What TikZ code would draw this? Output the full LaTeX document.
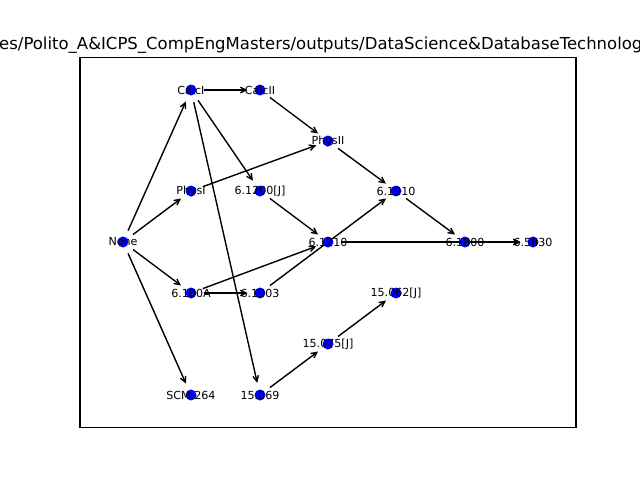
\documentclass[tikz,border=0pt]{standalone}
\usepackage{fontspec}
\setmainfont{DejaVu Sans}
\usetikzlibrary{arrows.meta}
\tikzset{
  px/.style={x=1pt,y=-1pt},
  vert/.style={circle,fill=blue,inner sep=0pt,minimum size=11pt},
  lbl/.style={inner sep=0pt,font=\fontsize{11.11}{13}\selectfont,text=black},
  edge/.style={draw=black,line width=1.39pt,-{Straight Barb[length=5.6pt,width=5.6pt,line width=1.39pt]},shorten >=12.5pt,shorten <=12.5pt},
  ttl/.style={inner sep=0pt,font=\fontsize{16.5}{20}\selectfont,anchor=base west}
}
\begin{document}
\begin{tikzpicture}[px]
\useasboundingbox (0,0) rectangle (640,480);
\fill[white] (0,0) rectangle (640,480);
\clip (0,0) rectangle (640,480);
\draw[line width=1.1pt] (80,57.6) rectangle (576,427.2);
\node[ttl] (title) at (-1,49.3) {es/Polito\_A\&ICPS\_CompEngMasters/outputs/DataScience\&DatabaseTechnolog};
% node positions
\coordinate (CalcI) at (191,90);
\coordinate (CalcII) at (260,90);
\coordinate (PhysII) at (328,141);
\coordinate (PhysI) at (191,191);
\coordinate (n61200) at (260,191);
\coordinate (n61910) at (396,191);
\coordinate (None) at (123,242);
\coordinate (n61210) at (328,242);
\coordinate (n61800) at (465,242);
\coordinate (n65830) at (533,242);
\coordinate (n6100A) at (191,293);
\coordinate (n61903) at (260,293);
\coordinate (n15062) at (396,293);
\coordinate (n15075) at (328,344);
\coordinate (SCM) at (191,395);
\coordinate (n15069) at (260,395);
% edges
\draw[edge] (CalcI) -- (CalcII);
\draw[edge] (CalcII) -- (PhysII);
\draw[edge] (None) -- (CalcI);
\draw[edge] (None) -- (PhysI);
\draw[edge] (None) -- (n6100A);
\draw[edge] (None) -- (SCM);
\draw[edge] (CalcI) -- (n61200);
\draw[edge] (CalcI) -- (n15069);
\draw[edge] (PhysI) -- (PhysII);
\draw[edge] (PhysII) -- (n61910);
\draw[edge] (n61200) -- (n61210);
\draw[edge] (n6100A) -- (n61210);
\draw[edge] (n6100A) -- (n61903);
\draw[edge] (n61903) -- (n61910);
\draw[edge] (n61910) -- (n61800);
\draw[edge] (n61210) -- (n65830);
\draw[edge] (n61800) -- (n65830);
\draw[edge] (n15069) -- (n15075);
\draw[edge] (n15075) -- (n15062);
% nodes
\foreach \n in {CalcI,CalcII,PhysII,PhysI,n61200,n61910,None,n61210,n61800,n65830,n6100A,n61903,n15062,n15075,SCM,n15069}
  \node[vert] (v\n) at (\n) {};
% labels
\node[lbl] (lCalcI) at (CalcI) {CalcI};
\node[lbl] (lCalcII) at (CalcII) {CalcII};
\node[lbl] (lPhysII) at (PhysII) {PhysII};
\node[lbl] (lPhysI) at (PhysI) {PhysI};
\node[lbl] (l61200) at (n61200) {6.1200[J]};
\node[lbl] (l61910) at (n61910) {6.1910};
\node[lbl] (lNone) at (None) {None};
\node[lbl] (l61210) at (n61210) {6.1210};
\node[lbl] (l61800) at (n61800) {6.1800};
\node[lbl] (l65830) at (n65830) {6.5830};
\node[lbl] (l6100A) at (n6100A) {6.100A};
\node[lbl] (l61903) at (n61903) {6.1903};
\node[lbl] (l15062) at (n15062) {15.062[J]};
\node[lbl] (l15075) at (n15075) {15.075[J]};
\node[lbl] (lSCM) at (SCM) {SCM.264};
\node[lbl] (l15069) at (n15069) {15.069};
\end{tikzpicture}
\end{document}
◇ ◇ ◇ ◇
▶ **Task instructions**: Give every line above again exactly, with no pictures.

▶ **Response**:
What TikZ code would draw this? Output the full LaTeX document.
\documentclass[tikz,border=0pt]{standalone}
\usepackage{fontspec}
\setmainfont{DejaVu Sans}
\usetikzlibrary{arrows.meta}
\tikzset{
  px/.style={x=1pt,y=-1pt},
  vert/.style={circle,fill=blue,inner sep=0pt,minimum size=11pt},
  lbl/.style={inner sep=0pt,font=\fontsize{11.11}{13}\selectfont,text=black},
  edge/.style={draw=black,line width=1.39pt,-{Straight Barb[length=5.6pt,width=5.6pt,line width=1.39pt]},shorten >=12.5pt,shorten <=12.5pt},
  ttl/.style={inner sep=0pt,font=\fontsize{16.5}{20}\selectfont,anchor=base west}
}
\begin{document}
\begin{tikzpicture}[px]
\useasboundingbox (0,0) rectangle (640,480);
\fill[white] (0,0) rectangle (640,480);
\clip (0,0) rectangle (640,480);
\draw[line width=1.1pt] (80,57.6) rectangle (576,427.2);
\node[ttl] (title) at (-1,49.3) {es/Polito\_A\&ICPS\_CompEngMasters/outputs/DataScience\&DatabaseTechnolog};
% node positions
\coordinate (CalcI) at (191,90);
\coordinate (CalcII) at (260,90);
\coordinate (PhysII) at (328,141);
\coordinate (PhysI) at (191,191);
\coordinate (n61200) at (260,191);
\coordinate (n61910) at (396,191);
\coordinate (None) at (123,242);
\coordinate (n61210) at (328,242);
\coordinate (n61800) at (465,242);
\coordinate (n65830) at (533,242);
\coordinate (n6100A) at (191,293);
\coordinate (n61903) at (260,293);
\coordinate (n15062) at (396,293);
\coordinate (n15075) at (328,344);
\coordinate (SCM) at (191,395);
\coordinate (n15069) at (260,395);
% edges
\draw[edge] (CalcI) -- (CalcII);
\draw[edge] (CalcII) -- (PhysII);
\draw[edge] (None) -- (CalcI);
\draw[edge] (None) -- (PhysI);
\draw[edge] (None) -- (n6100A);
\draw[edge] (None) -- (SCM);
\draw[edge] (CalcI) -- (n61200);
\draw[edge] (CalcI) -- (n15069);
\draw[edge] (PhysI) -- (PhysII);
\draw[edge] (PhysII) -- (n61910);
\draw[edge] (n61200) -- (n61210);
\draw[edge] (n6100A) -- (n61210);
\draw[edge] (n6100A) -- (n61903);
\draw[edge] (n61903) -- (n61910);
\draw[edge] (n61910) -- (n61800);
\draw[edge] (n61210) -- (n65830);
\draw[edge] (n61800) -- (n65830);
\draw[edge] (n15069) -- (n15075);
\draw[edge] (n15075) -- (n15062);
% nodes
\foreach \n in {CalcI,CalcII,PhysII,PhysI,n61200,n61910,None,n61210,n61800,n65830,n6100A,n61903,n15062,n15075,SCM,n15069}
  \node[vert] (v\n) at (\n) {};
% labels
\node[lbl] (lCalcI) at (CalcI) {CalcI};
\node[lbl] (lCalcII) at (CalcII) {CalcII};
\node[lbl] (lPhysII) at (PhysII) {PhysII};
\node[lbl] (lPhysI) at (PhysI) {PhysI};
\node[lbl] (l61200) at (n61200) {6.1200[J]};
\node[lbl] (l61910) at (n61910) {6.1910};
\node[lbl] (lNone) at (None) {None};
\node[lbl] (l61210) at (n61210) {6.1210};
\node[lbl] (l61800) at (n61800) {6.1800};
\node[lbl] (l65830) at (n65830) {6.5830};
\node[lbl] (l6100A) at (n6100A) {6.100A};
\node[lbl] (l61903) at (n61903) {6.1903};
\node[lbl] (l15062) at (n15062) {15.062[J]};
\node[lbl] (l15075) at (n15075) {15.075[J]};
\node[lbl] (lSCM) at (SCM) {SCM.264};
\node[lbl] (l15069) at (n15069) {15.069};
\end{tikzpicture}
\end{document}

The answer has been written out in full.